* **WRITTEN EXERCISE**: Exactly retype the lines from the top of the data through the line containing "(secretary) at (1620,348.5)", leaving out every picture.
************
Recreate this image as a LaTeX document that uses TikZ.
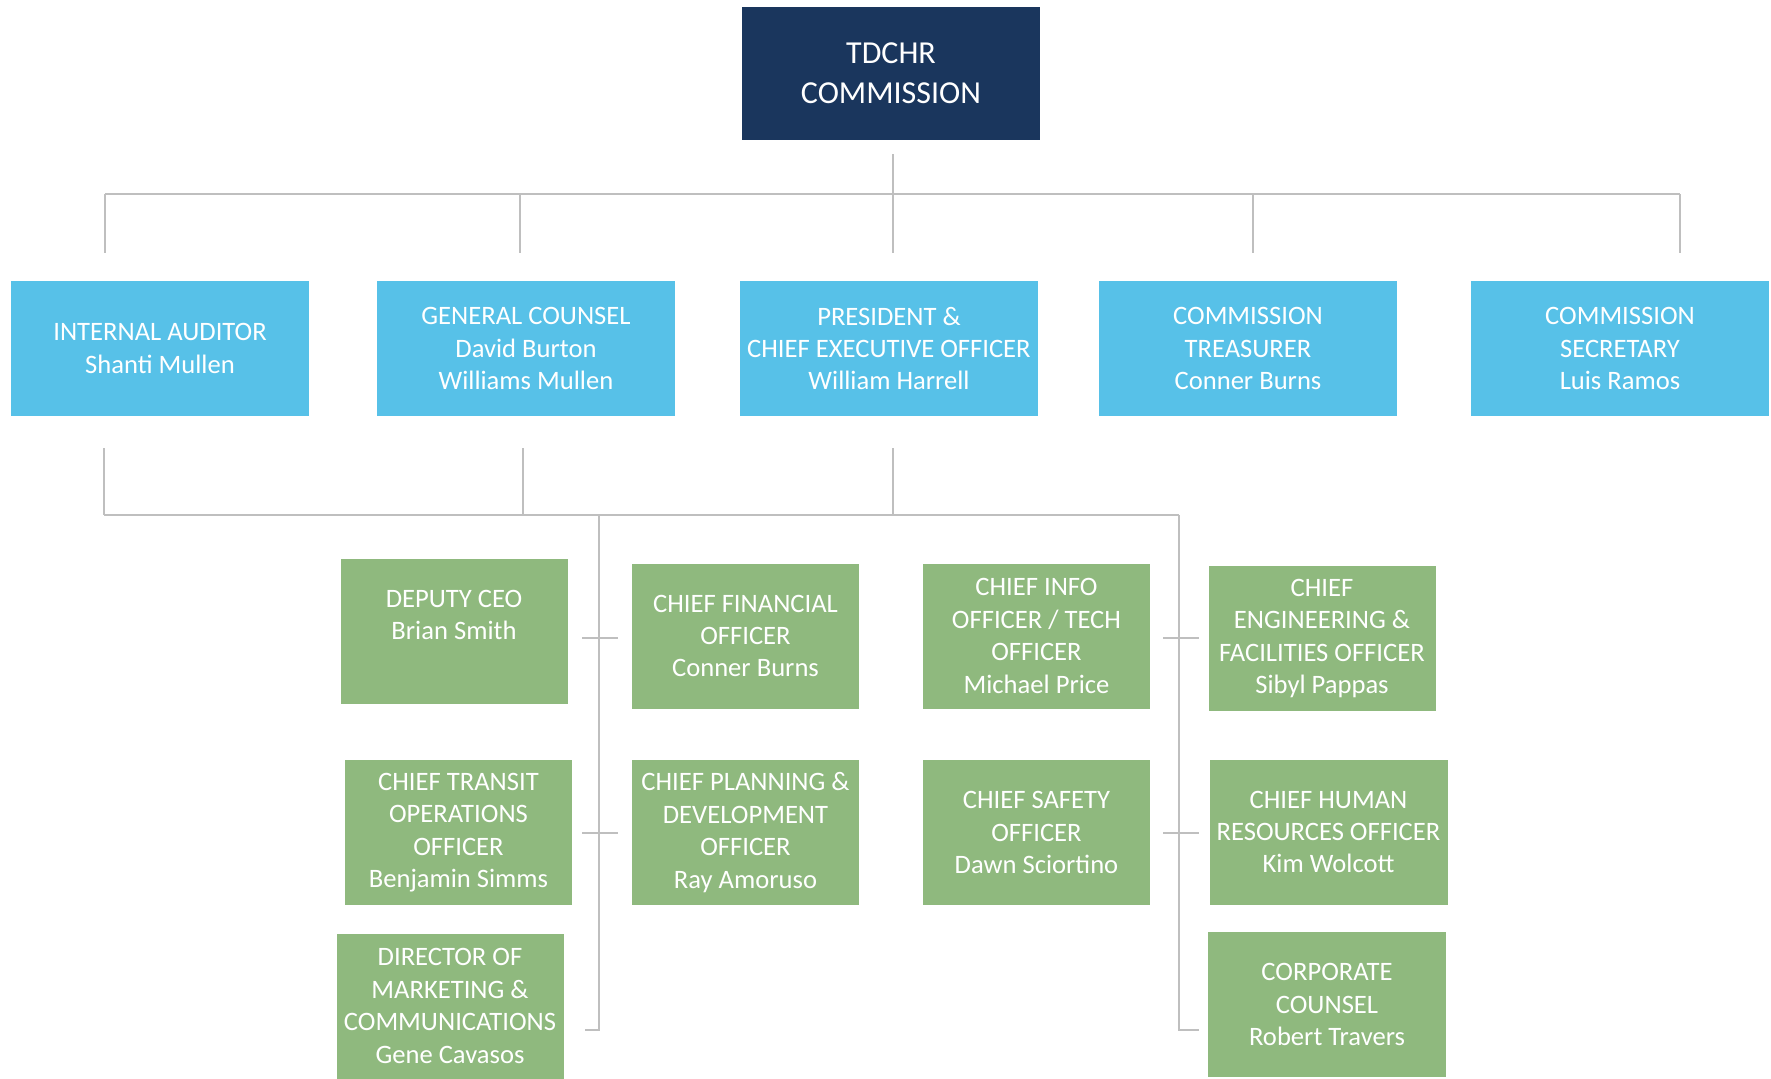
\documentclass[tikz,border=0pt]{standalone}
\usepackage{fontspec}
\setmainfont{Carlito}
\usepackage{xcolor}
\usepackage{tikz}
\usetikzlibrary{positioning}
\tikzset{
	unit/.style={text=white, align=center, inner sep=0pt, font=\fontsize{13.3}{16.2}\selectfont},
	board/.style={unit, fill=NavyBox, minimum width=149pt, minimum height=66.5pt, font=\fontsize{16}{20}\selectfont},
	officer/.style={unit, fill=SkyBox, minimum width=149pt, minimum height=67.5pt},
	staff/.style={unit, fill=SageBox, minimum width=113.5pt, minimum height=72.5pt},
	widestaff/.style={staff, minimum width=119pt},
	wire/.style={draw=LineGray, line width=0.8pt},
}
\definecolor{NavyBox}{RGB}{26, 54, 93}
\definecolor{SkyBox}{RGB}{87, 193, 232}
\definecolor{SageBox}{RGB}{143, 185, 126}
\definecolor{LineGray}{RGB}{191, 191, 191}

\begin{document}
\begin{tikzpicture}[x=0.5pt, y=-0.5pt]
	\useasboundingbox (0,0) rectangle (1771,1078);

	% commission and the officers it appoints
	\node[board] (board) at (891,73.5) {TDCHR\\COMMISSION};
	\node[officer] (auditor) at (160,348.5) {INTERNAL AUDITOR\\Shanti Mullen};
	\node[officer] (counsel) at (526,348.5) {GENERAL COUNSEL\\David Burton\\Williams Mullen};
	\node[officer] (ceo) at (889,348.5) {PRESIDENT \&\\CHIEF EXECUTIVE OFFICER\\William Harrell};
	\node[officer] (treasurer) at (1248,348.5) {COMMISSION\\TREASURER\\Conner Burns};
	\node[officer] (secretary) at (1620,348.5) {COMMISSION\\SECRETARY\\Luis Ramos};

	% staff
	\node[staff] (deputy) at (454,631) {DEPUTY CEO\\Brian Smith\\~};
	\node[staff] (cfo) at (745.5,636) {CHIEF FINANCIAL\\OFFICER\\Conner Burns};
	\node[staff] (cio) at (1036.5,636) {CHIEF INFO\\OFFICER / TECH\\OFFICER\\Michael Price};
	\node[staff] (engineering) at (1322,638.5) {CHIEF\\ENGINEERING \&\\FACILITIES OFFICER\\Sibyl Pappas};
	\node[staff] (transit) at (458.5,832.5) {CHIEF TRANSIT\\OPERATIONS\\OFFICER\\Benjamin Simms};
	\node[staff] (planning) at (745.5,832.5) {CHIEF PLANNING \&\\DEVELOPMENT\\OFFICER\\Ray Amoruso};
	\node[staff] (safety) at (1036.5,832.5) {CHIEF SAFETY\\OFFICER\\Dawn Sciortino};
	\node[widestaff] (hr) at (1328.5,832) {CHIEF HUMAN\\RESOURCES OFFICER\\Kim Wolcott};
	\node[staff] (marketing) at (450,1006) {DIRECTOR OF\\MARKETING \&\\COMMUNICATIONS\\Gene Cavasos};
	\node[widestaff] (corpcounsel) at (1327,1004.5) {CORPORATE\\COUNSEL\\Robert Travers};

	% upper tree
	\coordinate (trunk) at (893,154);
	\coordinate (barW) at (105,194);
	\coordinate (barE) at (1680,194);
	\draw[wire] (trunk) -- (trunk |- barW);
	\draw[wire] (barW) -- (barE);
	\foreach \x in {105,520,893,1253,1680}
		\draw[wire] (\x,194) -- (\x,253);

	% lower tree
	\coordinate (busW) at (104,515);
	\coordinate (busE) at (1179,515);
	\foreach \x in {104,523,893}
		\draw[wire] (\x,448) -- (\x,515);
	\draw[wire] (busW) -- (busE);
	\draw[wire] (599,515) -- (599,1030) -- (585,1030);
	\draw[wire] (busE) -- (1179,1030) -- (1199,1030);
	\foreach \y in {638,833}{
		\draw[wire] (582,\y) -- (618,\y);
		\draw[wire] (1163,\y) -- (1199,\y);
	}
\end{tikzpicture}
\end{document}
************
* **EXERCISE RESPONSE**:
Recreate this image as a LaTeX document that uses TikZ.
\documentclass[tikz,border=0pt]{standalone}
\usepackage{fontspec}
\setmainfont{Carlito}
\usepackage{xcolor}
\usepackage{tikz}
\usetikzlibrary{positioning}
\tikzset{
	unit/.style={text=white, align=center, inner sep=0pt, font=\fontsize{13.3}{16.2}\selectfont},
	board/.style={unit, fill=NavyBox, minimum width=149pt, minimum height=66.5pt, font=\fontsize{16}{20}\selectfont},
	officer/.style={unit, fill=SkyBox, minimum width=149pt, minimum height=67.5pt},
	staff/.style={unit, fill=SageBox, minimum width=113.5pt, minimum height=72.5pt},
	widestaff/.style={staff, minimum width=119pt},
	wire/.style={draw=LineGray, line width=0.8pt},
}
\definecolor{NavyBox}{RGB}{26, 54, 93}
\definecolor{SkyBox}{RGB}{87, 193, 232}
\definecolor{SageBox}{RGB}{143, 185, 126}
\definecolor{LineGray}{RGB}{191, 191, 191}

\begin{document}
\begin{tikzpicture}[x=0.5pt, y=-0.5pt]
	\useasboundingbox (0,0) rectangle (1771,1078);

	% commission and the officers it appoints
	\node[board] (board) at (891,73.5) {TDCHR\\COMMISSION};
	\node[officer] (auditor) at (160,348.5) {INTERNAL AUDITOR\\Shanti Mullen};
	\node[officer] (counsel) at (526,348.5) {GENERAL COUNSEL\\David Burton\\Williams Mullen};
	\node[officer] (ceo) at (889,348.5) {PRESIDENT \&\\CHIEF EXECUTIVE OFFICER\\William Harrell};
	\node[officer] (treasurer) at (1248,348.5) {COMMISSION\\TREASURER\\Conner Burns};
	\node[officer] (secretary) at (1620,348.5) {COMMISSION\\SECRETARY\\Luis Ramos};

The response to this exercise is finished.